Mr. Carlile: Is it not actually the case, that God is represented in the text as dwelling in a box of shittim wood in the temple?
The Chief Justice: Certainly not, sir.
Mr. Carlile: If my defence be bad, I only injure myself. He then proceeded to read some remarks of Sir W. Drummond, condemning the reason assigned for God's determining not to curse the earth any more, when he was interrupted by
The Attorney-General, who said: I do trust your lordship will interpose. I say, when a defendant is charged with a publication attacking the truths of Christianity, he cannot be allowed to defend himself by making new attacks. No man can be suffered to make this Court the arena where the calumnies from the pen of Paine, or of any other writer, are to be promulgated. The object of the defendant is evident. He wishes that those calumnies should come forth to the public in a shape more disgraceful than they have hitherto appeared; but in the discharge of my public duty I will take care that such publications shall not pass unnoticed or unpunished.

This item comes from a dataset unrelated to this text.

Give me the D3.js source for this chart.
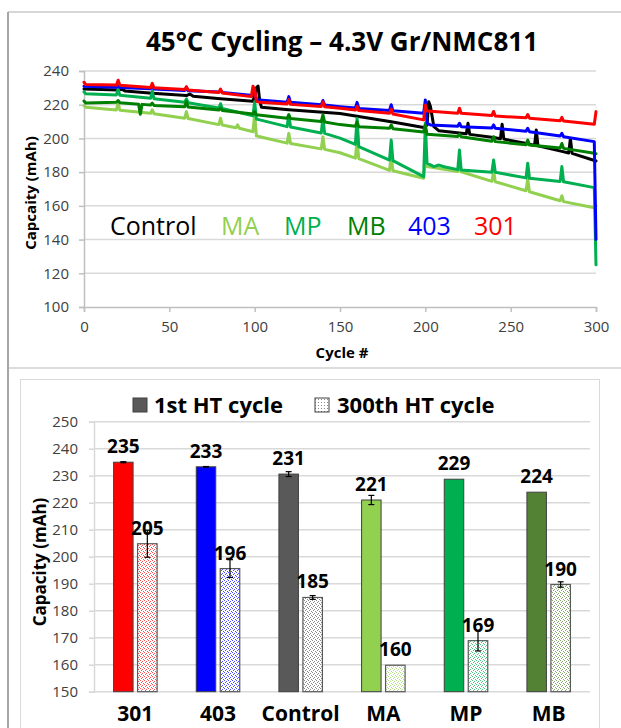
<!DOCTYPE html>
<html><head><meta charset="utf-8">
<script src="https://cdn.jsdelivr.net/npm/d3@7"></script>
<style>body{margin:0;background:#fff}svg{display:block}</style>
</head><body>
<svg id="c" width="621" height="728"></svg>
<script>
// ---------- Top chart data ----------
const lineTitle = "45°C Cycling – 4.3V Gr/NMC811";
const cycleTicks = [0, 50, 100, 150, 200, 250, 300];
const capTicks = [100, 120, 140, 160, 180, 200, 220, 240];
const seriesNames = ["Control", "MA", "MP", "MB", "403", "301"];

const dataControl = [[0,229.3],[20,228.7],[22,229.4],[24,228.2],[40,226.8],[60,225.4],[62,226.3],[64,225],[80,223.5],[99,222],[101,230],[102,231],[103,222],[104,218.5],[120,217],[140,215.5],[150,214.8],[160,213.2],[180,209.9],[199,206.5],[201,208],[202,221.8],[203,219],[205,207],[208,204.5],[224,202.8],[225,209],[226,202.4],[240,200.5],[244,199.8],[245,208.4],[246,199.6],[260,196.8],[264,195.8],[265,205],[266,195.6],[280,192.3],[284,191.4],[285,200],[286,191.1],[300,186.6]];
const dataMA = [[0,219.4],[1,218.5],[19,216.9],[20,221],[21,216.7],[39,214.9],[40,217],[41,214.7],[59,212],[60,215.9],[61,211.8],[79,208.2],[80,212],[81,208],[89,206.3],[90,208],[91,206],[99,204],[100,214.9],[101,201.5],[103,201],[119,197.2],[120,203],[121,197],[139,193.8],[140,201],[141,193.5],[150,191.5],[159,188.3],[160,199],[161,188],[179,181],[180,190],[181,180.8],[199,176.4],[200,186],[201,183.3],[219,180.4],[220,182.5],[221,180.2],[239,174.5],[240,181],[241,174.3],[259,169],[260,176],[261,168.4],[279,163],[280,166],[281,162.5],[299,158.9],[300,160]];
const dataMP = [[0,227.7],[1,226.5],[19,225.8],[20,229.3],[21,225.6],[39,223.8],[40,228],[41,223.6],[59,221.4],[60,223.5],[61,221.2],[79,218],[80,220.6],[81,217.8],[99,213.5],[100,221.8],[101,211.5],[103,211],[119,207],[120,214],[121,206.8],[139,203.2],[140,212],[141,203],[150,200.2],[159,196.5],[160,212],[161,195.2],[179,187.2],[180,199],[181,186.8],[199,177.3],[200,209],[201,185.3],[205,183.3],[208,184.2],[211,183.2],[219,181.5],[220,193.1],[221,181.3],[239,180],[240,187.2],[241,179.9],[259,176.6],[260,185.3],[261,176.4],[279,174.5],[280,183.3],[281,174.3],[299,170.8],[300,125]];
const dataMB = [[0,222.2],[1,221],[19,221.4],[20,222.5],[21,221.2],[32,220.3],[33,214.3],[34,220.2],[39,219.8],[40,221],[41,219.6],[59,218.8],[60,222],[61,218.6],[79,216.8],[80,218],[81,216.6],[99,214.5],[100,216],[101,214],[119,212],[120,214],[121,211.8],[139,210],[140,214],[141,209.8],[150,208.2],[159,207.2],[160,209.9],[161,207],[179,206],[180,208],[181,205.8],[199,203.8],[200,208],[201,202.5],[219,201.2],[220,202.5],[221,201],[239,198.3],[240,201],[241,198.1],[259,196.3],[260,199],[261,196.1],[279,194.3],[280,197],[281,194.1],[299,191.2],[300,191]];
const data403 = [[0,231],[19,230.4],[20,231.5],[21,230.2],[39,229.5],[40,230.5],[41,229.3],[59,228.5],[60,229.5],[61,228.3],[79,227.5],[80,228.5],[81,227.3],[99,225.5],[100,228],[101,223],[119,221.5],[120,224.8],[121,221.4],[139,220],[140,222.5],[141,219.8],[150,218.8],[159,218],[160,221.4],[161,217.8],[179,216.6],[180,220],[181,216.4],[199,214.9],[200,222.8],[201,209],[203,208],[219,207.2],[220,209],[221,207],[239,206.2],[240,208],[241,206],[259,204.2],[260,206],[261,204],[279,201.4],[280,203],[281,201],[299,198.1],[300,140]];
const data301 = [[0,233.3],[1,232],[19,231.7],[20,234.5],[21,231.5],[39,230.2],[40,232.7],[41,230],[59,229],[60,230.7],[61,228.7],[79,227.3],[80,229.3],[81,227],[98,224.8],[99,231],[100,229],[101,222],[103,221.4],[119,220.4],[120,223],[121,220.2],[139,218.9],[140,221.8],[141,218.8],[150,217.9],[159,216.8],[160,219],[161,216.5],[179,214.9],[180,217.5],[181,214.5],[199,211],[200,219.8],[201,216.3],[219,215],[220,217.9],[221,214.9],[239,213.6],[240,216],[241,213.3],[259,212.2],[260,214.2],[261,212],[279,210.5],[280,212.5],[281,210.3],[299,208.4],[300,215.9]];
const lineData = [dataControl, dataMA, dataMP, dataMB, data403, data301];
const lineColors = ["#000000", "#92d050", "#00b050", "#008000", "#0000ff", "#ff0000"];

// ---------- Bottom chart data ----------
const barCategories = ["301", "403", "Control", "MA", "MP", "MB"];
const barLegend = ["1st HT cycle", "300th HT cycle"];
const firstHT = [235.0, 233.3, 230.6, 221.0, 228.7, 223.9];
const firstHTErr = [0.2, 0.1, 0.9, 1.7, 0, 0];
const lastHT = [204.8, 195.6, 184.9, 159.8, 168.9, 189.7];
const lastHTErr = [5.0, 3.3, 0.7, 0, 3.8, 1.0];
const firstLabels = ["235", "233", "231", "221", "229", "224"];
const lastLabels = ["205", "196", "185", "160", "169", "190"];
const barTicks = [150, 160, 170, 180, 190, 200, 210, 220, 230, 240, 250];
const barColors = ["#ff0000", "#0000ff", "#595959", "#92d050", "#00b050", "#548235"];

const FONT = "'Open Sans', 'Noto Sans', sans-serif";
const svg = d3.select("#c").style("font-family", FONT);

// ---------- frames ----------
svg.append("line").attr("x1", 8).attr("x2", 621).attr("y1", 12).attr("y2", 12).attr("stroke", "#c8c8c8").attr("stroke-width", 1.5);
svg.append("line").attr("x1", 8).attr("x2", 621).attr("y1", 368).attr("y2", 368).attr("stroke", "#d0d0d0").attr("stroke-width", 1.5);
svg.append("line").attr("x1", 8).attr("x2", 8).attr("y1", 12).attr("y2", 728).attr("stroke", "#a6a6a6").attr("stroke-width", 2);
svg.append("rect").attr("x", 20.5).attr("y", 379.5).attr("width", 579).attr("height", 360).attr("fill", "none").attr("stroke", "#d9d9d9").attr("stroke-width", 1);

// ---------- top chart ----------
const x1 = d3.scaleLinear().domain([0, 300]).range([84, 596]);
const y1 = d3.scaleLinear().domain([100, 240]).range([307, 71]);

svg.append("g").selectAll("line").data(capTicks.filter(d => d !== 100)).join("line")
  .attr("x1", x1(0)).attr("x2", x1(300)).attr("y1", d => y1(d)).attr("y2", d => y1(d))
  .attr("stroke", "#d9d9d9").attr("stroke-width", 1.5);

const yAx1 = svg.append("g").attr("transform", `translate(${x1(0)},0)`)
  .call(d3.axisLeft(y1).tickValues(capTicks).tickSize(5).tickPadding(10));
const xAx1 = svg.append("g").attr("transform", `translate(0,${y1(100)})`)
  .call(d3.axisBottom(x1).tickValues(cycleTicks).tickSize(5).tickPadding(9));
[yAx1, xAx1].forEach(a => {
  a.select(".domain").attr("stroke", "#bfbfbf").attr("stroke-width", 1.5);
  a.selectAll(".tick line").attr("stroke", "#bfbfbf").attr("stroke-width", 1.5);
  a.selectAll("text").attr("font-size", 15).attr("fill", "#404040").attr("font-family", FONT);
});

const line = d3.line().x(d => x1(d[0])).y(d => y1(d[1]));
svg.append("g").selectAll("path").data(lineData).join("path")
  .attr("d", line).attr("fill", "none")
  .attr("stroke", (d, i) => lineColors[i]).attr("stroke-width", 3)
  .attr("stroke-linejoin", "round").attr("stroke-linecap", "round");

svg.append("text").attr("x", 342).attr("y", 51).attr("text-anchor", "middle")
  .attr("font-size", 26).attr("font-weight", "bold").attr("fill", "#000").text(lineTitle);
svg.append("text").attr("x", 342).attr("y", 358).attr("text-anchor", "middle")
  .attr("font-size", 15).attr("font-weight", "bold").attr("fill", "#000").text("Cycle #");
svg.append("text").attr("transform", "translate(36,193) rotate(-90)").attr("text-anchor", "middle")
  .attr("font-size", 15).attr("font-weight", "bold").attr("fill", "#000").text("Capcaity (mAh)");

const legendX = [110, 221, 284, 347, 408, 474];
svg.append("g").selectAll("text").data(seriesNames).join("text")
  .attr("x", (d, i) => legendX[i]).attr("y", 235)
  .attr("font-size", 25).attr("fill", (d, i) => lineColors[i]).text(d => d);

// ---------- bottom chart ----------
const defs = svg.append("defs");
barColors.forEach((c, i) => {
  const p = defs.append("pattern").attr("id", "pat" + i).attr("patternUnits", "userSpaceOnUse")
    .attr("width", 4).attr("height", 4);
  p.append("rect").attr("width", 4).attr("height", 4).attr("fill", "#fff");
  [[0,0],[2,1],[1,2],[3,3]].forEach(([a, b]) =>
    p.append("rect").attr("x", a).attr("y", b).attr("width", 1).attr("height", 1).attr("fill", c).attr("opacity", 0.7));
});

const xb = d3.scaleBand().domain(barCategories).range([94, 590]);
const yb = d3.scaleLinear().domain([150, 250]).range([691.7, 421.7]);

svg.append("g").selectAll("line").data(barTicks.filter(d => d !== 150)).join("line")
  .attr("x1", 94).attr("x2", 590).attr("y1", d => yb(d)).attr("y2", d => yb(d))
  .attr("stroke", "#d9d9d9").attr("stroke-width", 1.5);
const yAx2 = svg.append("g").attr("transform", "translate(94,0)")
  .call(d3.axisLeft(yb).tickValues(barTicks).tickSize(5).tickPadding(11));
yAx2.select(".domain").attr("stroke", "#d9d9d9").attr("stroke-width", 1.5);
yAx2.selectAll(".tick line").attr("stroke", "#d9d9d9").attr("stroke-width", 1.5);
yAx2.selectAll("text").attr("font-size", 15).attr("fill", "#404040").attr("font-family", FONT);
svg.append("line").attr("x1", 94).attr("x2", 590).attr("y1", yb(150)).attr("y2", yb(150))
  .attr("stroke", "#d9d9d9").attr("stroke-width", 1.5);

const bw = 19.5, gap = 4.5;
const cx = c => xb(c) + xb.bandwidth() / 2;
const bx0 = c => cx(c) - gap / 2 - bw;
const bx1 = c => cx(c) + gap / 2;

const gb = svg.append("g");
gb.selectAll("rect.a").data(barCategories).join("rect").attr("class", "a")
  .attr("x", d => bx0(d)).attr("width", bw)
  .attr("y", (d, i) => yb(firstHT[i])).attr("height", (d, i) => yb(150) - yb(firstHT[i]))
  .attr("fill", (d, i) => barColors[i]).attr("stroke", "#404040").attr("stroke-width", 1);
gb.selectAll("rect.b").data(barCategories).join("rect").attr("class", "b")
  .attr("x", d => bx1(d)).attr("width", bw)
  .attr("y", (d, i) => yb(lastHT[i])).attr("height", (d, i) => yb(150) - yb(lastHT[i]))
  .attr("fill", (d, i) => `url(#pat${i})`).attr("stroke", "#595959").attr("stroke-width", 1.2);

function errBars(vals, errs, xf) {
  barCategories.forEach((c, i) => {
    if (!errs[i]) return;
    const xc = xf(c) + bw / 2, t = yb(vals[i] + errs[i]), b = yb(vals[i] - errs[i]);
    gb.append("line").attr("x1", xc).attr("x2", xc).attr("y1", t).attr("y2", b).attr("stroke", "#000").attr("stroke-width", 1.2);
    gb.append("line").attr("x1", xc - 3).attr("x2", xc + 3).attr("y1", t).attr("y2", t).attr("stroke", "#000").attr("stroke-width", 1.2);
    gb.append("line").attr("x1", xc - 3).attr("x2", xc + 3).attr("y1", b).attr("y2", b).attr("stroke", "#000").attr("stroke-width", 1.2);
  });
}
errBars(firstHT, firstHTErr, bx0);
errBars(lastHT, lastHTErr, bx1);

gb.selectAll("text.a").data(barCategories).join("text").attr("class", "a")
  .attr("x", d => bx0(d) + bw / 2).attr("y", (d, i) => yb(firstHT[i]) - 9)
  .attr("text-anchor", "middle").attr("font-size", 19).attr("font-weight", "bold").text((d, i) => firstLabels[i]);
gb.selectAll("text.b").data(barCategories).join("text").attr("class", "b")
  .attr("x", d => bx1(d) + bw / 2).attr("y", (d, i) => yb(lastHT[i]) - 9)
  .attr("text-anchor", "middle").attr("font-size", 19).attr("font-weight", "bold").text((d, i) => lastLabels[i]);

svg.append("g").selectAll("text").data(barCategories).join("text")
  .attr("x", d => cx(d)).attr("y", 721).attr("text-anchor", "middle")
  .attr("font-size", 21).attr("font-weight", "bold").text(d => d);

svg.append("text").attr("transform", "translate(46,562) rotate(-90)").attr("text-anchor", "middle")
  .attr("font-size", 17).attr("font-weight", "bold").text("Capacity (mAh)");

// legend
defs.append("pattern").attr("id", "patLeg").attr("patternUnits", "userSpaceOnUse").attr("width", 3).attr("height", 3)
  .call(p => { p.append("rect").attr("width", 3).attr("height", 3).attr("fill", "#fff");
               p.append("rect").attr("width", 1).attr("height", 1).attr("fill", "#888"); });
const legSq = [133, 315], legTx = [154, 337];
barLegend.forEach((t, i) => {
  svg.append("rect").attr("x", legSq[i]).attr("y", 398).attr("width", 14).attr("height", 14)
    .attr("fill", i === 0 ? "#595959" : "url(#patLeg)").attr("stroke", "#404040").attr("stroke-width", 1);
  svg.append("text").attr("x", legTx[i]).attr("y", 413).attr("font-size", 22).attr("font-weight", "bold").text(t);
});
</script>
</body></html>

Mr. Gurney: The Court cannot hear the statute law, as well as the common law of the land, treated with contempt. Those who put the law in motion proceeded on the common law; but the statute of William and Mary is still in force.
Mr. Carlile: The Attorney-General has not founded his information on the statute of William and Mary. He wishes for a different punishment than that statute provides.
The Chief Justice: I am free to confess that I am placed in a very delicate situation. I am unwilling to prevent the defendant from going on with what appears to him fit and necessary for his defence; but, as a Judge, I am bound not to admit the law of the land to be insulted in my presence.
Mr. Carlile: I am not aware of having insulted any law.
The Solicitor-General: I wish to state to your lordship what Lord Ellenborough said on Eaton's trial. When the defendant was addressing him, his lordship interrupted him. "You have already," observed his lordship, "begun a passage, of which I caution you. This is not to be an opportunity for you to revile the Christian religion; and if you persist in doing so, I will not only prevent you, but perhaps animadvert on your conduct in committing an offence which was of the most heinous nature in the eyes of the Court." Defendant answered: "I have no intention of offending the Court." Lord Ellenborough observed, "You have got to a passage that is abominable—you must not read it". Now, my lord, the defendant before you says: "I will prove the truth of what Paine asserts, namely that there are obscenities, inconsistences, and contradictions in the Bible." This, I submit, he can only do by pursuing the course which Mr. Eaton was checked in, which cannot be permitted.
The Chief Justice: Let the defendant go on, if he can advance anything relevant and serviceable to his cause.